His successor, Gov. Brian Kemp, has praised Deal's initiative but shifted his criminal justice priorities to new crackdowns on sex traffickers and an effort to target gang violence.

Also on the panel was Gwinnett County Board of Education member Everton Blair, who told the crowd how he was motivated by two starkly different politicians: Barack Obama triggered his passion for politics, and Trump helped drive him to run for office.

Another theme of Saturday's town hall, attended by about 250 students, was the "heartbeat" bill that would outlaw most abortions as soon as six weeks. The measure's Republican supporters see it as a way to preserve the sanctity of life, and Kemp has vowed to sign it within weeks.

Fox echoed other abortion rights supporters with a promise to challenge the measure in court as soon as it becomes law, and pointed to similar measures that were blocked.
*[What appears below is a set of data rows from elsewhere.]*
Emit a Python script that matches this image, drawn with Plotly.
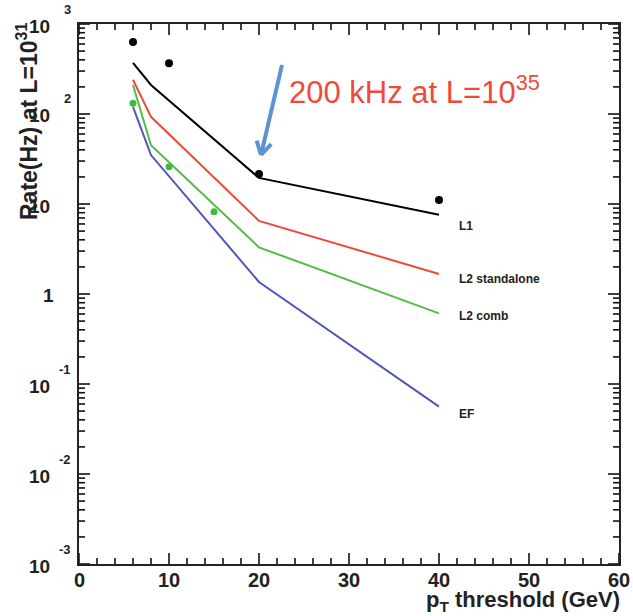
import numpy as np
import plotly.graph_objects as go

# Trigger rate versus muon pT threshold
pt_thresholds = [6, 8, 20, 40]
rate_l1 = [370, 210, 19.5, 7.6]
rate_l2_standalone = [240, 93, 6.5, 1.67]
rate_l2_comb = [210, 45, 3.3, 0.61]
rate_ef = [120, 35, 1.36, 0.056]

# measured points
pt_l1_meas = [6, 10, 20, 40]
rate_l1_meas = [630, 366, 21.5, 11.1]
pt_comb_meas = [6, 10, 15]
rate_comb_meas = [132, 26, 8.2]

series_names = ["L1", "L2 standalone", "L2 comb", "EF"]
series_colors = ["#000000", "#ee4a3a", "#55bb44", "#4e58b8"]
label_logy = [0.755, 0.17, -0.24, -1.33]

x_ticks = [0, 10, 20, 30, 40, 50, 60]
x_minor = [v for v in range(0, 61, 2) if v % 10]
y_exponents = [-3, -2, -1, 0, 1, 2, 3]
y_minor = [m * 10.0 ** e for e in range(-3, 3) for m in range(2, 10)]

X_RANGE = (0, 60)
LOGY_RANGE = (-3, 3)

W, H = 633, 616
L, R, T, B = 79, 14, 24, 52
PW, PH = W - L - R, H - T - B
X_PER_PX = (X_RANGE[1] - X_RANGE[0]) / PW
DEC_PER_PX = (LOGY_RANGE[1] - LOGY_RANGE[0]) / PH


def px(xp):
    return (xp - L) / PW


def py(yp):
    return (H - B - yp) / PH


def xfrac(v):
    return float((v - X_RANGE[0]) / (X_RANGE[1] - X_RANGE[0]))


def yfrac(v):
    return float((np.log10(v) - LOGY_RANGE[0]) / (LOGY_RANGE[1] - LOGY_RANGE[0]))


fig = go.Figure()

# inside ticks on all four sides of the frame
tx, ty = [], []
ylo, yhi = 10.0 ** LOGY_RANGE[0], 10.0 ** LOGY_RANGE[1]
for vals, ln in ((x_ticks, 11), (x_minor, 6)):
    for v in vals:
        tx += [v, v, None, v, v, None]
        ty += [ylo, ylo * 10 ** (ln * DEC_PER_PX), None,
               yhi, yhi / 10 ** (ln * DEC_PER_PX), None]
for vals, ln in (([10.0 ** e for e in y_exponents], 11), (y_minor, 6)):
    for v in vals:
        tx += [X_RANGE[0], X_RANGE[0] + ln * X_PER_PX, None,
               X_RANGE[1], X_RANGE[1] - ln * X_PER_PX, None]
        ty += [v, v, None, v, v, None]
fig.add_trace(go.Scatter(x=tx, y=ty, mode="lines", line=dict(color="#111111", width=1.6),
                         hoverinfo="skip", showlegend=False, connectgaps=False))

all_rates = [rate_l1, rate_l2_standalone, rate_l2_comb, rate_ef]
for name, col, vals in zip(series_names, series_colors, all_rates):
    fig.add_trace(go.Scatter(x=pt_thresholds, y=vals, mode="lines", name=name,
                             line=dict(color=col, width=2), showlegend=False))

fig.add_trace(go.Scatter(x=pt_l1_meas, y=rate_l1_meas, mode="markers",
                         marker=dict(color="black", size=8), showlegend=False))
fig.add_trace(go.Scatter(x=pt_comb_meas, y=rate_comb_meas, mode="markers",
                         marker=dict(color="#44b844", size=7), showlegend=False))

bold = "Liberation Sans"
ink = "#222222"
annotations = []

# curve labels
for name, ly in zip(series_names, label_logy):
    annotations.append(dict(x=42, y=ly, xref="x", yref="y", text="<b>%s</b>" % name,
                            showarrow=False, xanchor="left", yanchor="middle",
                            font=dict(family=bold, size=12, color=ink)))

# x tick labels
for v in x_ticks:
    annotations.append(dict(x=xfrac(v), y=0, xref="paper", yref="paper",
                            text="<b>%d</b>" % v, showarrow=False,
                            xanchor="center", yanchor="middle", yshift=-16,
                            font=dict(family=bold, size=20, color=ink)))

# y tick labels in 10^n form
for e in y_exponents:
    yv = yfrac(10.0 ** e)
    if e == 0:
        annotations.append(dict(x=0, y=yv, xref="paper", yref="paper", text="<b>1</b>",
                                showarrow=False, xanchor="right", yanchor="middle",
                                xshift=-23, yshift=-1,
                                font=dict(family=bold, size=19, color=ink)))
        continue
    annotations.append(dict(x=0, y=yv, xref="paper", yref="paper", text="<b>10</b>",
                            showarrow=False, xanchor="right", yanchor="middle",
                            xshift=-27, yshift=-2,
                            font=dict(family=bold, size=19, color=ink)))
    if e != 1:
        annotations.append(dict(x=0, y=yv, xref="paper", yref="paper",
                                text="<b>%d</b>" % e,
                                showarrow=False, xanchor="right", yanchor="middle",
                                xshift=-6, yshift=15,
                                font=dict(family=bold, size=13, color=ink)))

# axis titles
annotations.append(dict(x=1, y=py(601), xref="paper", yref="paper",
                        text="<b>p<sub>T</sub> threshold (GeV)</b>", showarrow=False,
                        xanchor="right", yanchor="middle", xshift=3,
                        font=dict(family=bold, size=22, color=ink)))
annotations.append(dict(x=px(27), y=py(121), xref="paper", yref="paper",
                        text="<b>Rate(Hz) at L=10<sup>31</sup></b>", showarrow=False,
                        textangle=-90, xanchor="center", yanchor="middle",
                        font=dict(family=bold, size=23, color=ink)))

# rate note
annotations.append(dict(x=px(287), y=py(90), xref="paper", yref="paper",
                        text="200 kHz at L=10<sup>35</sup>", showarrow=False,
                        xanchor="left", yanchor="middle",
                        font=dict(family="Liberation Sans", size=31, color="#f04a3c")))

shapes = []

# arrow pointing at the 20 GeV L1 point
tail = (282, 65)
tip = (261, 155)
d = np.array([tail[0] - tip[0], tail[1] - tip[1]], dtype=float)
d /= np.hypot(*d)
arrow_col = "#5b93d3"
shapes.append(dict(type="line", xref="paper", yref="paper",
                   x0=px(tail[0]), y0=py(tail[1]), x1=px(tip[0]), y1=py(tip[1]),
                   line=dict(color=arrow_col, width=4)))
for ang in (np.pi / 6, -np.pi / 6):
    c, s = np.cos(ang), np.sin(ang)
    v = np.array([d[0] * c - d[1] * s, d[0] * s + d[1] * c])
    wx, wy = tip[0] + 15 * v[0], tip[1] + 15 * v[1]
    shapes.append(dict(type="line", xref="paper", yref="paper",
                       x0=float(px(wx)), y0=float(py(wy)), x1=px(tip[0]), y1=py(tip[1]),
                       line=dict(color=arrow_col, width=4)))

fig.update_layout(
    template="none",
    width=W, height=H,
    margin=dict(l=L, r=R, t=T, b=B, autoexpand=False),
    paper_bgcolor="white", plot_bgcolor="white",
    annotations=annotations, shapes=shapes,
    xaxis=dict(range=list(X_RANGE), showticklabels=False, ticks="", automargin=False,
               showline=True, linecolor=ink, linewidth=1.5, mirror=True,
               showgrid=False, zeroline=False),
    yaxis=dict(type="log", range=list(LOGY_RANGE), showticklabels=False, ticks="",
               automargin=False, showline=True, linecolor=ink, linewidth=1.5,
               mirror=True, showgrid=False, zeroline=False),
)

fig.write_html("out.html")
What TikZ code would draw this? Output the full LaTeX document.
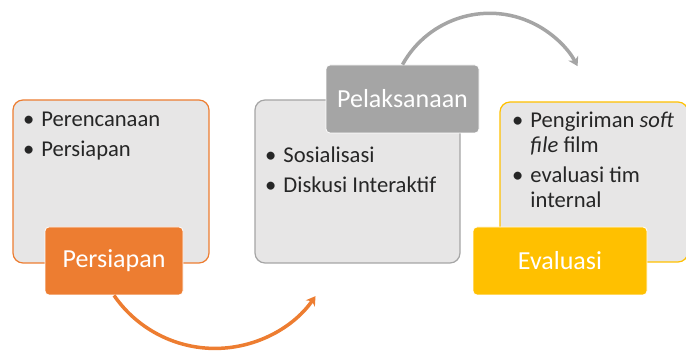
\documentclass[tikz,border=0pt]{standalone}
\usepackage{fontspec}
\setmainfont{Carlito}
\usetikzlibrary{arrows.meta,positioning}

\definecolor{orangeP}{HTML}{ED7D31}
\definecolor{grayP}{HTML}{A5A5A5}
\definecolor{yellowP}{HTML}{FFC000}
\definecolor{panelP}{HTML}{E7E6E6}

\begin{document}
\begin{tikzpicture}[x=1pt, y=1pt,
    panel/.style={draw=#1, line width=1.2pt, fill=panelP, rounded corners=10pt, inner sep=0pt},
    tag/.style={fill=#1, draw=white, line width=0.8pt, rounded corners=4pt, text=white,
                font=\fontsize{26}{30}\selectfont, inner sep=0pt, minimum height=68pt},
    items/.style={font=\fontsize{22.6}{25}\selectfont, text=black!85, anchor=base west, inner sep=0pt},
    cycle/.style={line width=3.5pt, -{Stealth[length=9pt,width=11pt]}}]
    \useasboundingbox (0,0) rectangle (686,351);

    % Persiapan
    \node[panel=orangeP, minimum width=196pt, minimum height=163pt] (boxP) at (111,169.5) {};
    \node[items] (itemsP) at (23,224) {\begin{tabular}[t]{@{}l@{\hspace{7pt}}l@{}}
        \textbullet & Perencanaan\\[5pt]
        \textbullet & Persiapan
      \end{tabular}};
    \node[tag=orangeP, minimum width=138pt] (tagP) at (114,90) {Persiapan};

    % Pelaksanaan
    \node[panel=grayP, minimum width=205pt, minimum height=163pt] (boxK) at (357.5,169.5) {};
    \node[items] (itemsK) at (265,188) {\begin{tabular}[t]{@{}l@{\hspace{7pt}}l@{}}
        \textbullet & Sosialisasi\\[5pt]
        \textbullet & Diskusi Interaktif
      \end{tabular}};
    \node[tag=grayP, minimum width=153pt] (tagK) at (402.5,252) {Pelaksanaan};

    % Evaluasi
    \node[panel=yellowP, minimum width=188pt, minimum height=160pt] (boxE) at (594,169) {};
    \node[items] (itemsE) at (512,223) {\begin{tabular}[t]{@{}l@{\hspace{7pt}}l@{}}
        \textbullet & Pengiriman \textit{soft}\\
                    & \textit{file} film\\[5pt]
        \textbullet & evaluasi tim\\
                    & internal
      \end{tabular}};
    \node[tag=yellowP, minimum width=174pt] (tagE) at (560,90) {Evaluasi};

    % arrows between the stages
    \draw[cycle, draw=orangeP] (tagP.south) arc[start angle=214.6, end angle=325, radius=122.7];
    \draw[cycle, draw=grayP] (tagK.north) arc[start angle=151, end angle=28, radius=99.6];
\end{tikzpicture}
\end{document}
But she also said Planned Parenthood and its allies are developing a backup plan if the law, which takes effect in 2020, survives legal scrutiny.

“This is emotional and hard to talk about for a lot of us,” she said. “But we are planning for where we know abortion will remain safe and legal, how we increase access in those places and building the transportation networks – whether it’s taking a woman from Georgia to New York or getting a woman in Georgia out into international waters in the coast of Savannah.”